On Fri, Jan 11, 2019 at 7:59 AM Keith Busch <keith.busch@...el.com> wrote:
>
> On Fri, Jan 11, 2019 at 11:32:38AM +0000, Jonathan Cameron wrote:
> > On Thu, 10 Jan 2019 10:30:17 -0700
> > Keith Busch <keith.busch@...el.com> wrote:
> > > I am not aware of a real platform that has an initiator-target pair with
> > > better latency but worse bandwidth than any different initiator paired to
> > > the same target. If such a thing exists and a subsystem wants to report
> > > that, you can register any arbitrary number of groups or classes and
> > > rank them according to how you want them presented.
> > >
> >
> > It's certainly possible if you are trading off against pin count by going
> > out of the soc on a serial bus for some large SCM pool and also have a local
> > SCM pool on a ddr 'like' bus or just ddr on fairly small number of channels
> > (because some one didn't put memory on all of them).

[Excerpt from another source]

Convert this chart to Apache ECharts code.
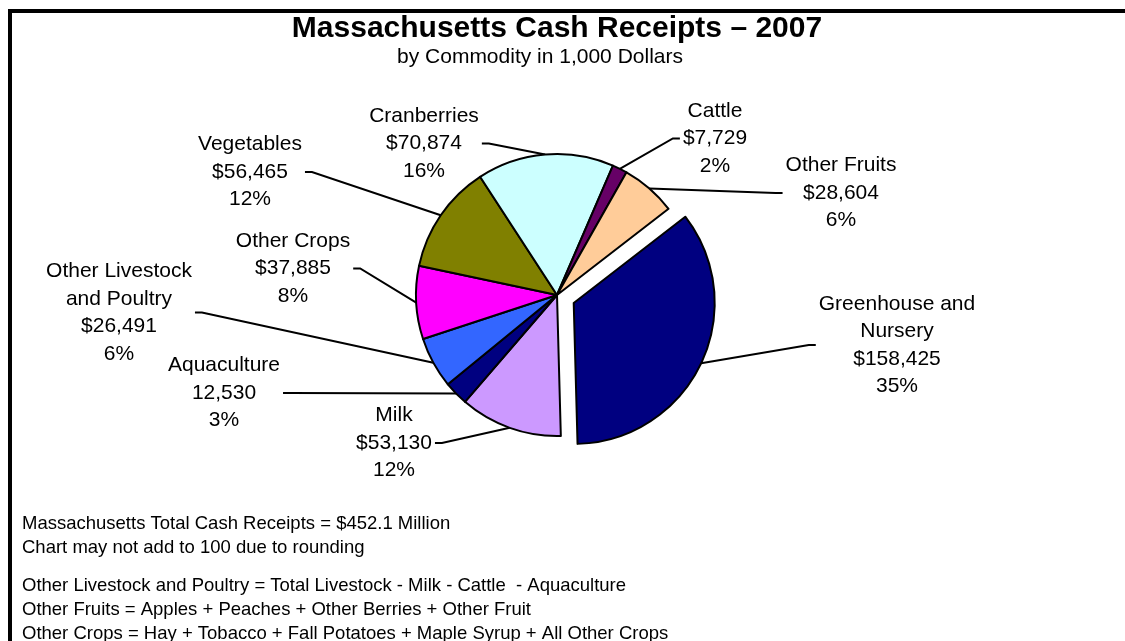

> > We will see this fairly soon in production parts.
> >
> > So need an 'ordering' choice for this circumstance that is predictable.
>
> As long as the reported memory target access attributes are accurate for
> the initiator nodes listed under an access class, I'm not sure that it
> matters what order you use. All the information needed to make a choice
> on which pair to use is available, and the order is just an implementation
> specific decision.

Agree with Keith. If the performance is differentiated it will be in a
separate class. A hierarchy of classes is not enforced by the
interface, but it tries to advertise some semblance of the "best"
initiator pairing for a given target by default with the flexibility
to go more complex if the situation arises.

As was seen in the SCSI specification efforts to advertise all manner
of cache hinting the kernel community discovered that only a small
fraction of what hardware vendors thought mattered actually
demonstrated value in practice. That experience is instructive that
the kernel interfaces for hardware performance hints should prioritize
what makes sense for the kernel and applications generally, not
necessarily every conceivable performance detail that a hardware
platform chooses to expose, or niche applications might consume.